Whittington-Walsh adds that “while there are auditing opportunities at some universities, the ability to take courses for credit on equal basis with other students is not a widely-held practice.”

The IACP offers students with intellectual disabilities the ability to take KPU’s arts courses for credit on equal basis with fellow students. Most significantly, the IACP reduces the need for special accommodations for students with disabilities.

Rather than adapting curriculum, the IACP focuses on transformative teaching strategies that deliver curriculum to a wide range of learners.

Students in the IACP pilot project will receive a Faculty of Arts, Certificate in Arts after completing 10 courses. The arts certificate is open to all KPU students and pre-dates the IACP. It is designed to prepare students for work, citizenship and to engage with their communities.

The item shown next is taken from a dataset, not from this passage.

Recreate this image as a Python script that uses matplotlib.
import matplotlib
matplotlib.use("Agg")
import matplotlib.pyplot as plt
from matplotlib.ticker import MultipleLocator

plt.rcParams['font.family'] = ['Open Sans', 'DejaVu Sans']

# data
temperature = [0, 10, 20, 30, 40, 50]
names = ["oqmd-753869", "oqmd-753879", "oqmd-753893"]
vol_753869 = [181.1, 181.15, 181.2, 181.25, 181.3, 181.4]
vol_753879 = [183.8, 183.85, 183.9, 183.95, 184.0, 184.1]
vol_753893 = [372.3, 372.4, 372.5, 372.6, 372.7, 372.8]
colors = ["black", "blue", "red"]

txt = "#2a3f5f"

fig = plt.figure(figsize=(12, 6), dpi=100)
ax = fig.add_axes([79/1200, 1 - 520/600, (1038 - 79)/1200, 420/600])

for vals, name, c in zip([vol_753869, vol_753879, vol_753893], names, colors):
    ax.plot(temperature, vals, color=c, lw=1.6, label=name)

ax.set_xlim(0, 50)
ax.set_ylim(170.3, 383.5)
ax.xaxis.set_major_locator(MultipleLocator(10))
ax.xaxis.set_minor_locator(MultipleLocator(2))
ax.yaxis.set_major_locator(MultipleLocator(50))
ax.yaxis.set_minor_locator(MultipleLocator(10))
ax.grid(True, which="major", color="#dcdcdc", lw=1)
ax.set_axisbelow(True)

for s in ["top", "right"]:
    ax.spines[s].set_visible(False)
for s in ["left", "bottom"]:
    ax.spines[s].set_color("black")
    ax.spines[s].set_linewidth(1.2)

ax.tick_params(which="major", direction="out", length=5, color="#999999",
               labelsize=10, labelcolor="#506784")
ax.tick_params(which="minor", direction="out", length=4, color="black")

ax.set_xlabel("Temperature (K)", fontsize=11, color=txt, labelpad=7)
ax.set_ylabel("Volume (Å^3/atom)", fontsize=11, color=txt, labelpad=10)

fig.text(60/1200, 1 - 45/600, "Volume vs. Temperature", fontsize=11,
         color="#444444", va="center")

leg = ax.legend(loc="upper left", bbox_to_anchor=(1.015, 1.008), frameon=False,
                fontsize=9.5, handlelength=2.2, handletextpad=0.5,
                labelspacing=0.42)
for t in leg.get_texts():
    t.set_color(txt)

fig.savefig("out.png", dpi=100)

Students in the IACP will take their first five courses with the same instructor who also acts as a mentor. After completion, the students will then choose from a list of other arts courses from various programs for the remaining five courses. All student learning, skills and reflection is documented in individual e-portfolios that will serve as a resource for the students to share with other instructors and potential employers.

“Being in IACP classes I don’t need special needs help,” said Kya Bezanson, another pilot project student. “I’m learning exactly what everybody else is learning. So, I’m not behind anybody else. And everybody in the class is super nice. They understand that if I don’t understand something they make sure that they can help make it easier to understand.”

The IACP was launched in January 2016 with five students with intellectual disabilities. Students are currently taking one arts course per term to complete their accreditation. The pilot was launched under the instruction of Whittington-Walsh and in partnership with Teresa Swan, an instructor with KPU’s access programs for people with disabilities, as well as Inclusion BC and the Langley Association for Community Living.

“IACP takes a big step forward in terms of removing the barriers to employment for students with disabilities and create the conditions for them to reach their full potential when they enter the workplace,” said Faculty of Arts dean Dr. Diane Purvey. “This is fantastic news for workers and employers who will be able to benefit from the incredible talent and diversity of our students.”